Peter Svare Valeur (University of Bergen)

Three Approaches to Contingency: Wordsworth, Balzac, Adolf Loos

It has been argued that one of the major transitions of modernity is from “providence” to “contingency”; with the secularisation process of the 18th century human action and experience were no longer rooted in a religious system of reference, but instead appeared provisional and without any deeper necessity. This modern awareness of contingency, the awareness that everything can be different from what it is, creates hope, but – and that is important  – also anxiety. Niklas Luhmann has thus spoken of various practices specialising in so-called “Kontingenzbewältigung”, i.e. practices which set out to miminise the risks of disappointment which will inevitably arise given the sheer number of uncertainties which impinge on our lives.
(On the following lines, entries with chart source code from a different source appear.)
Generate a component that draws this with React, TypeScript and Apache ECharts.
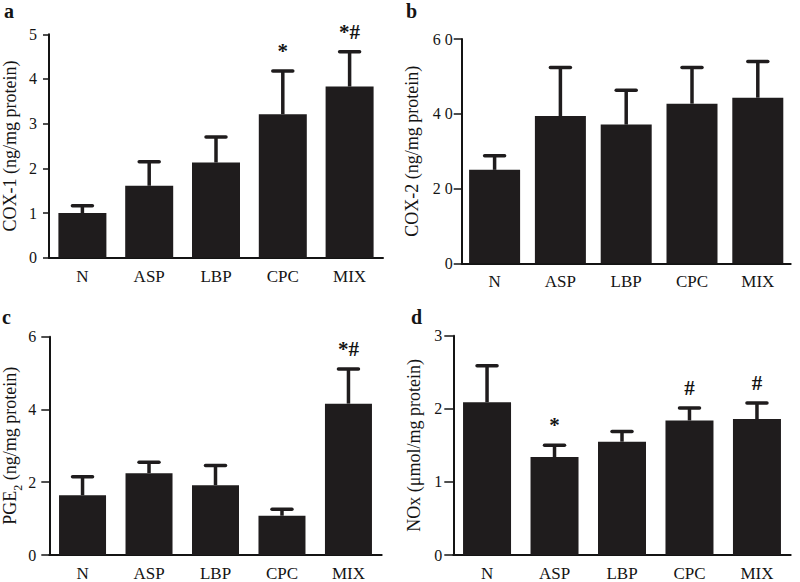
import React, { useEffect, useRef } from "react";
import * as echarts from "echarts";

const categories = ["N", "ASP", "LBP", "CPC", "MIX"];

// Panel a: COX-1
const cox1Mean = [1.0, 1.61, 2.13, 3.21, 3.83];
const cox1Upper = [1.16, 2.15, 2.7, 4.18, 4.61];
const cox1Marks = ["", "", "", "*", "*#"];

// Panel b: COX-2
const cox2Mean = [2.5, 3.94, 3.71, 4.27, 4.43];
const cox2Upper = [2.88, 5.24, 4.63, 5.24, 5.4];
const cox2Marks = ["", "", "", "", ""];
const cox2TickLabels = ["0", "2 0", "4 0", "6 0"];

// Panel c: PGE2
const pgeMean = [1.64, 2.25, 1.92, 1.08, 4.16];
const pgeUpper = [2.15, 2.55, 2.46, 1.26, 5.11];
const pgeMarks = ["", "", "", "", "*#"];

// Panel d: NOx
const noxMean = [2.09, 1.34, 1.55, 1.84, 1.86];
const noxUpper = [2.59, 1.5, 1.69, 2.01, 2.08];
const noxMarks = ["", "*", "", "#", "#"];

const FONT = "'Liberation Serif', 'Times New Roman', serif";
const BAR = "#1f1c1d";
const INK = "#141414";

type Panel = {
  letter: string;
  mean: number[];
  upper: number[];
  marks: string[];
  name: string;
  max: number;
  interval: number;
  grid: { left: number; top: number; width: number; height: number };
  barWidth: number;
  nameGap: number;
  labelMargin: number;
  tickLen: number;
  labelFmt?: (v: number) => string;
  rich?: boolean;
  letterPos: [number, number];
};

const panels: Panel[] = [
  {
    letter: "a",
    mean: cox1Mean,
    upper: cox1Upper,
    marks: cox1Marks,
    name: "COX-1 (ng/mg protein)",
    max: 5,
    interval: 1,
    grid: { left: 45, top: 34.3, width: 338, height: 223.4 },
    barWidth: 48,
    nameGap: 30,
    labelMargin: 12,
    tickLen: 6,
    letterPos: [4, 1],
  },
  {
    letter: "b",
    mean: cox2Mean,
    upper: cox2Upper,
    marks: cox2Marks,
    name: "COX-2 (ng/mg protein)",
    max: 6,
    interval: 2,
    grid: { left: 461.7, top: 39, width: 329, height: 224.3 },
    barWidth: 51,
    nameGap: 41,
    labelMargin: 9,
    tickLen: 8,
    labelFmt: (v: number) => cox2TickLabels[Math.round(v / 2)] ?? "",
    letterPos: [406, 1],
  },
  {
    letter: "c",
    mean: pgeMean,
    upper: pgeUpper,
    marks: pgeMarks,
    name: "PGE{sub|2} (ng/mg protein)",
    max: 6,
    interval: 2,
    grid: { left: 49.3, top: 336.7, width: 332.4, height: 220 },
    barWidth: 47,
    nameGap: 30,
    labelMargin: 13,
    tickLen: 8,
    rich: true,
    letterPos: [2, 307],
  },
  {
    letter: "d",
    mean: noxMean,
    upper: noxUpper,
    marks: noxMarks,
    name: "NOx (μmol/mg protein)",
    max: 3,
    interval: 1,
    grid: { left: 453.3, top: 335.7, width: 337.4, height: 223.6 },
    barWidth: 48,
    nameGap: 30,
    labelMargin: 11,
    tickLen: 9,
    letterPos: [411, 307],
  },
];

export default function App() {
  const ref = useRef<HTMLDivElement>(null);
  useEffect(() => {
    document.body.style.margin = "0";
    if (!ref.current) return;
    const chart = echarts.init(ref.current, undefined, { renderer: "svg" });

    const grids: any[] = [];
    const xAxes: any[] = [];
    const yAxes: any[] = [];
    const series: any[] = [];
    const graphics: any[] = [];

    panels.forEach((p, i) => {
      grids.push({ ...p.grid, containLabel: false });
      xAxes.push({
        type: "category",
        gridIndex: i,
        data: categories,
        axisLine: { lineStyle: { color: INK, width: 2 } },
        axisTick: { show: false },
        axisLabel: { color: INK, fontFamily: FONT, fontSize: 17, margin: 10 },
      });
      yAxes.push({
        type: "value",
        gridIndex: i,
        min: 0,
        max: p.max,
        interval: p.interval,
        name: p.name,
        nameLocation: "middle",
        nameGap: p.nameGap,
        nameRotate: 90,
        nameTextStyle: {
          color: INK,
          fontFamily: FONT,
          fontSize: 18,
          rich: p.rich
            ? {
                sub: {
                  fontFamily: FONT,
                  fontSize: 12,
                  color: INK,
                  verticalAlign: "bottom",
                  padding: [0, 0, -5, 0],
                },
              }
            : undefined,
        },
        splitLine: { show: false },
        axisLine: { show: true, lineStyle: { color: INK, width: 2 } },
        axisTick: { show: true, length: p.tickLen, lineStyle: { color: INK, width: 1.5 } },
        axisLabel: {
          color: INK,
          fontFamily: FONT,
          fontSize: 16,
          margin: p.labelMargin,
          formatter: p.labelFmt ? p.labelFmt : (v: number) => String(v),
        },
      });
      series.push({
        type: "bar",
        xAxisIndex: i,
        yAxisIndex: i,
        data: p.mean,
        barWidth: p.barWidth,
        itemStyle: { color: BAR },
        z: 2,
      });
      const marks = p.marks;
      series.push({
        type: "custom",
        xAxisIndex: i,
        yAxisIndex: i,
        data: p.mean.map((m, k) => [k, m, p.upper[k]]),
        encode: { x: 0, y: [1, 2] },
        z: 3,
        renderItem: (params: any, api: any) => {
          const x = api.value(0);
          const base = api.coord([x, api.value(1)]);
          const top = api.coord([x, api.value(2)]);
          const half = 10;
          const children: any[] = [
            {
              type: "line",
              shape: { x1: base[0], y1: base[1], x2: top[0], y2: top[1] },
              style: { stroke: BAR, lineWidth: 3.5 },
            },
            {
              type: "line",
              shape: { x1: top[0] - half, y1: top[1], x2: top[0] + half, y2: top[1] },
              style: { stroke: BAR, lineWidth: 3.5, lineCap: "round" },
            },
          ];
          const m = marks[params.dataIndex];
          if (m) {
            children.push({
              type: "text",
              x: top[0],
              y: top[1] - 20,
              style: {
                text: m,
                fill: INK,
                font: `bold 21px ${FONT}`,
                align: "center",
                verticalAlign: "middle",
              },
            });
          }
          return { type: "group", children };
        },
      });
      graphics.push({
        type: "text",
        left: p.letterPos[0],
        top: p.letterPos[1],
        style: { text: p.letter, fill: INK, font: `bold 20px ${FONT}` },
      });
    });

    chart.setOption({
      animation: false,
      backgroundColor: "#fff",
      grid: grids,
      xAxis: xAxes,
      yAxis: yAxes,
      series,
      graphic: graphics,
    });
    return () => chart.dispose();
  }, []);
  return <div ref={ref} style={{ width: 800, height: 582 }} />;
}
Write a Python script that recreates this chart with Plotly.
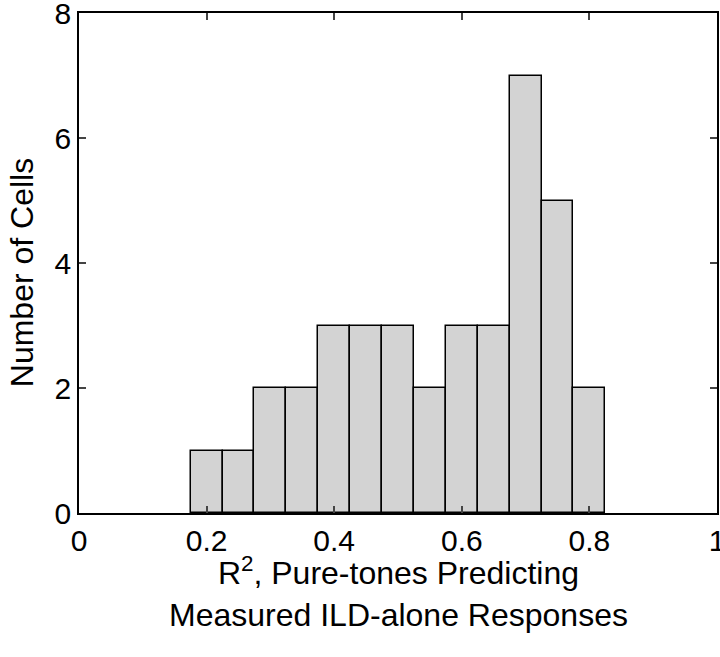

One of those areas where contingency makes itself felt, is in the field of ageing. For we cannot control or fully explain why we suddenly or gradually start to get wrinkles, why our mental or bodily capacities are diminished, etc. The fear of growing old is thus a fear of being faced with a number of imponderables and uncalled-for circumstances which eventually it might be impossible to overcome or master. In my paper I will address one institution which, in the era of secularisation, has taken on the responsibility of dealing with contingency: Modern literature. I look at three texts from the long 19th century: William Wordsworth’s “Immortality Ode” (1804); Honoré de Balzac’s “Le Chef’d’œuvre inconnu” (1832); and Adolf Loos’s “Von einem armen reichen manne” (1900). All in all, they offer different and still popular strategies for coping with the uncontrollableness and vicissitudes of growing old.